New industrial products offer to fulfill unconventional sexual fantasies, which can be realised through both physical and virtual realties. Global connectivity allows for the circulation of alternative models of love and sexuality, which continue to provoke ideological debates among puritans and liberals, but are increasingly accepted by the wider population.
This new interdependance of technology, engineering and environment constitutes a new concept: hypernature, an enhanced version of the ecosystem including artificial bodies and their correlations.

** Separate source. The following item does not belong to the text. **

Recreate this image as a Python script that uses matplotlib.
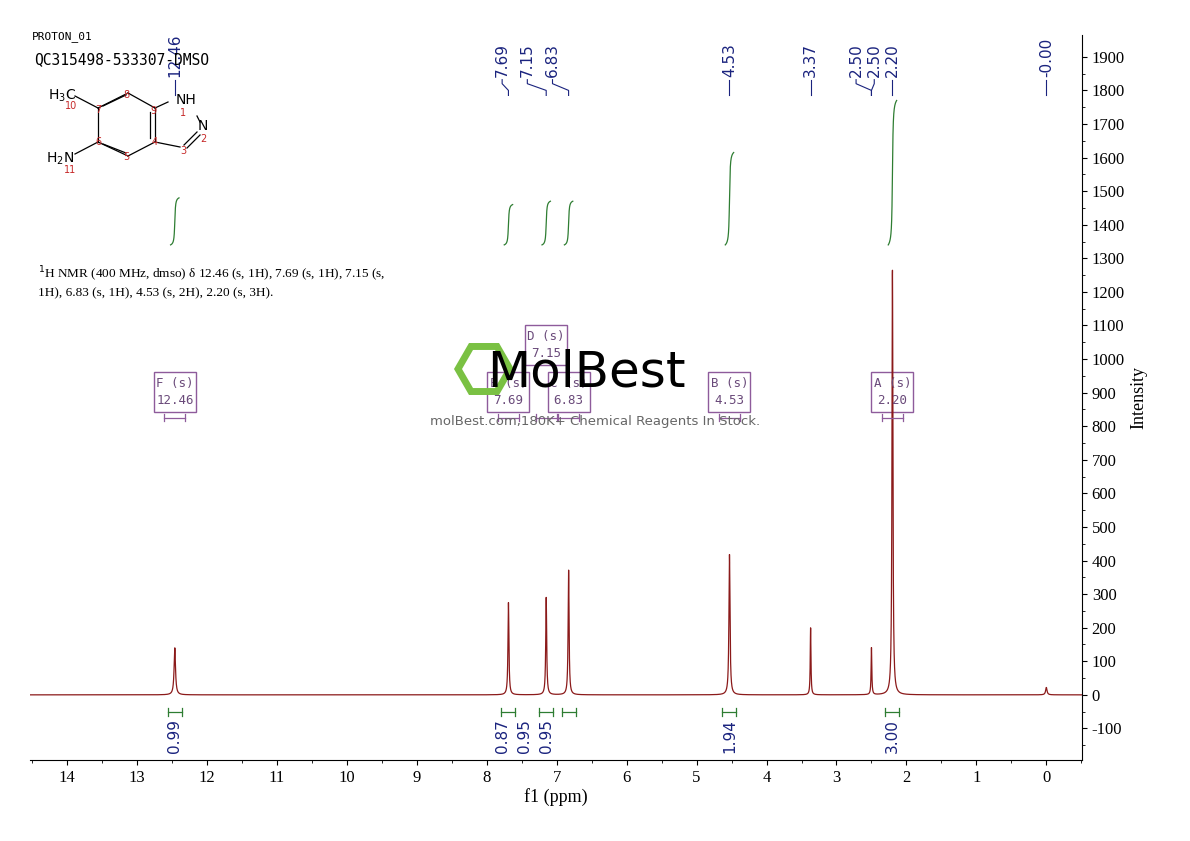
import numpy as np
import matplotlib
matplotlib.use('Agg')
import matplotlib.pyplot as plt
from matplotlib.patches import Rectangle, RegularPolygon

plt.rcParams['font.family'] = ['Liberation Serif', 'DejaVu Serif']
plt.rcParams['axes.unicode_minus'] = False

#Peak list (ppm, height)
peak_ppm = [12.46, 7.69, 7.15, 6.83, 4.53, 3.37, 2.50, 2.20, 0.00]
peak_height = [140, 275, 290, 372, 418, 200, 140, 1265, 22]
peak_width = [0.012, 0.008, 0.008, 0.008, 0.009, 0.006, 0.006, 0.008, 0.012]

#Labels on top (ppm at text, ppm at peak)
top_labels = ['12.46', '7.69', '7.15', '6.83', '4.53', '3.37', '2.50', '2.50', '2.20', '-0.00']
top_text_x = [12.46, 7.78, 7.42, 7.06, 4.53, 3.37, 2.72, 2.46, 2.20, 0.0]
top_peak_x = [12.46, 7.69, 7.15, 6.83, 4.53, 3.37, 2.50, 2.50, 2.20, 0.0]

#Integrals
int_centers = [12.46, 7.69, 7.15, 6.83, 4.53, 2.20]
int_values = ['0.99', '0.87', '0.95', '0.95', '1.94', '3.00']
int_label_x = [12.46, 7.78, 7.46, 7.15, 4.53, 2.20]
int_top = [1480, 1460, 1470, 1470, 1615, 1770]

#Multiplet boxes
box_names = ['F (s)', 'E (s)', 'D (s)', 'C (s)', 'B (s)', 'A (s)']
box_vals = ['12.46', '7.69', '7.15', '6.83', '4.53', '2.20']
box_x = [12.46, 7.69, 7.15, 6.83, 4.53, 2.20]
box_y = [900, 900, 1040, 900, 900, 900]

fig = plt.figure(figsize=(11.9, 8.41), dpi=100)
ax = fig.add_axes([30/1190, 81/841, 1052/1190, 725/841])

x = np.linspace(14.55, -0.52, 15000)
y = np.zeros_like(x)
for p, h, w in zip(peak_ppm, peak_height, peak_width):
    y += h*w**2/((x-p)**2+w**2)
ax.plot(x, y, color='#8b1a1a', lw=0.9)

#integral curves
for c, top in zip(int_centers, int_top):
    xs = np.linspace(c+0.06, c-0.06, 200)
    cum = 0.5+np.arctan((c-xs)/0.008)/np.pi
    cum = (cum-cum[0])/(cum[-1]-cum[0])
    ax.plot(xs, 1340+cum*(top-1340), color='#2e7d32', lw=0.9)

#integration brackets and values
for c, v, lx in zip(int_centers, int_values, int_label_x):
    ax.plot([c+0.1, c-0.1], [-50, -50], color='#2e7d32', lw=0.9)
    ax.plot([c+0.1, c+0.1], [-38, -62], color='#2e7d32', lw=0.9)
    ax.plot([c-0.1, c-0.1], [-38, -62], color='#2e7d32', lw=0.9)
    ax.text(lx, -72, v, rotation=90, ha='center', va='top', color='#1a237e',
            fontsize=11, family='DejaVu Sans')

#top peak labels
for t, tx, px in zip(top_labels, top_text_x, top_peak_x):
    ax.text(tx, 1840, t, rotation=90, ha='center', va='bottom', color='#1a237e',
            fontsize=11, family='DejaVu Sans')
    ax.plot([tx, tx, px, px], [1832, 1820, 1800, 1785], color='#1a237e', lw=0.8)

#multiplet boxes
for n, v, bx, by in zip(box_names, box_vals, box_x, box_y):
    ax.add_patch(Rectangle((bx+0.3, by-58), -0.6, 118, fill=False, ec='#8e5b9b', lw=1))
    ax.text(bx, by+28, n, ha='center', va='center', color='#6a4a7a', fontsize=9, family='DejaVu Sans Mono')
    ax.text(bx, by-22, v, ha='center', va='center', color='#6a4a7a', fontsize=9, family='DejaVu Sans Mono')
    ax.plot([bx+0.15, bx-0.15], [825, 825], color='#8e5b9b', lw=0.9)
    ax.plot([bx+0.15, bx+0.15], [815, 835], color='#8e5b9b', lw=0.9)
    ax.plot([bx-0.15, bx-0.15], [815, 835], color='#8e5b9b', lw=0.9)

ax.set_xlim(14.53, -0.51)
ax.set_ylim(-194, 1965)
ax.spines['top'].set_visible(False)
ax.spines['left'].set_visible(False)
ax.yaxis.tick_right()
ax.yaxis.set_label_position('right')
ax.set_yticks(np.arange(-100, 2000, 100))
ax.set_yticks(np.arange(-150, 1950, 50), minor=True)
ax.set_xticks(np.arange(0, 15, 1))
ax.set_xticks(np.arange(-0.5, 14.6, 0.5), minor=True)
ax.tick_params(labelsize=12)
ax.set_ylabel('Intensity', fontsize=13)
ax.set_xlabel('f1 (ppm)', fontsize=13, labelpad=2)

#overlay in pixel coordinates for header, structure and watermark
ov = fig.add_axes([0, 0, 1, 1])
ov.set_xlim(0, 1190)
ov.set_ylim(841, 0)
ov.axis('off')
ov.text(32, 37, 'PROTON_01', fontsize=8, family='DejaVu Sans Mono', va='center')
ov.text(34, 60, 'QC315498-533307-DMSO', fontsize=10.5, family='DejaVu Sans Mono', va='center')
bonds = [((98,108),(128,93)), ((128,93),(155,108)), ((155,108),(155,142)), ((155,142),(128,156)),
         ((128,156),(98,142)), ((98,142),(98,108)), ((98,108),(75,96)), ((98,142),(75,154)),
         ((155,108),(168,102)), ((197,116),(200,122)), ((197,132),(184,145)), ((180,147),(155,142))]
for a, b in bonds:
    ov.plot([a[0], b[0]], [a[1], b[1]], color='k', lw=0.9)
for a, b in [((103,106),(126,95)), ((150,112),(150,138)), ((103,144),(126,153)), ((200,135),(187,148))]:
    ov.plot([a[0], b[0]], [a[1], b[1]], color='k', lw=0.9)
ov.text(62, 96, 'H$_3$C', fontsize=10, family='DejaVu Sans', va='center', ha='center')
ov.text(60, 159, 'H$_2$N', fontsize=10, family='DejaVu Sans', va='center', ha='center')
ov.text(186, 100, 'NH', fontsize=10, family='DejaVu Sans', va='center', ha='center')
ov.text(203, 126, 'N', fontsize=10, family='DejaVu Sans', va='center', ha='center')
for t, px, py in [('10',71,106), ('11',70,170), ('7',98,110), ('8',126,95), ('9',153,111), ('1',183,113),
                  ('2',203,139), ('3',183,151), ('4',155,142), ('5',126,157), ('6',98,142)]:
    ov.text(px, py, t, fontsize=7, color='#c62828', family='DejaVu Sans', va='center', ha='center')
ov.text(38, 282, '$^1$H NMR (400 MHz, dmso) δ 12.46 (s, 1H), 7.69 (s, 1H), 7.15 (s,\n1H), 6.83 (s, 1H), 4.53 (s, 2H), 2.20 (s, 3H).',
        fontsize=9.5, va='center', linespacing=1.4)
ov.add_patch(RegularPolygon((484, 369), 6, radius=26, orientation=np.pi/6, fill=False, ec='#7ac143', lw=5))
ov.text(586, 372, 'MolBest', fontsize=36, family='DejaVu Sans', va='center', ha='center', color='k')
ov.text(595, 421, 'molBest.com,180K+ Chemical Reagents In Stock.', fontsize=9.5, family='DejaVu Sans',
        va='center', ha='center', color='#666666')

fig.savefig('out.png', dpi=100)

In this context, some of the most farsighted theorists question our predominating role in the ecosphere, inciting us to go beyond the common discourses about the Anthropocene, while discussing our imperative instincts for reproduction and survival.
This debate prompts us to rethink our identities and our behaviours. Have the recent developments of new technologies and social media fundamentally changed our relationships and sexualities? What influence do they have on our ideas of love, family, and gender roles?
Moving from a postdigital background, the international artists participating in this exhibition tackle these questions through a variety of media, from biotechnologies to virtual reality. They give shape to diverse, personal visions regarding our current sexual and romantic inclinations, including aspects not only related to personal romance, but also to sexuality as a sign of affection, a reproductive process or a recreational act.
Tabita Rezaire, for instance, creates videos installations in which she merges elements of traditional African culture with cyberfuturism to generate healing mantras subverting the western, patriarchal positions on sexuality, while Wong Ping’s flashing animations touch upon sexual repressions and frustrations.
Una Szeemann produces 3D printed sculptures that are the result of her meditations, under hypnosis, of modern-day romance in the age of dating-apps, while !Mediengruppe Bitnik display the cynical mechanics underlying precisely these online services. Artist and activist Micha Cardenas has developed apps that are specifically conceived for transgender users, to fill a gap in a market heavily determined by heteronormative models.
Correspondingly, Mary Maggic creates fictional documentaries describing DIY protocols for hacking oestrogen, to discuss trans and women’s access to such hormones. Some artists, such as Pinar Yoldas and Špela Petrič, speculate about biotechnologies and the possibility of giving birth to designer children or even new species, while the works of Dmitry Morozov (alias ::vtol::) and Karen Lancel & Hermen Maat explore how bio-feedback and wearable devices offer a means to record, analyse and possibly enhance our sexual behaviours.
Works of virtual reality such as the ones by Ed Fornieles allow for the experience of unsettling encounters with unexpected partners. Lastly, the compound installations by Joey Holder, Chloé Delarue and Olga Fedorova give shape to visionary and emblematic representations of our modern-day troubled sexuality.
Future Love offers critical, unconventional and imaginative views on our impending life while commenting on the present evolution of society and the imminent changes, challenges and opportunities that might affect our behaviours. The works on display are speculative, critical and at times utopic, inviting us to contemplate our models of affective relationships that define our condition as human beings and our presence in the ecosphere.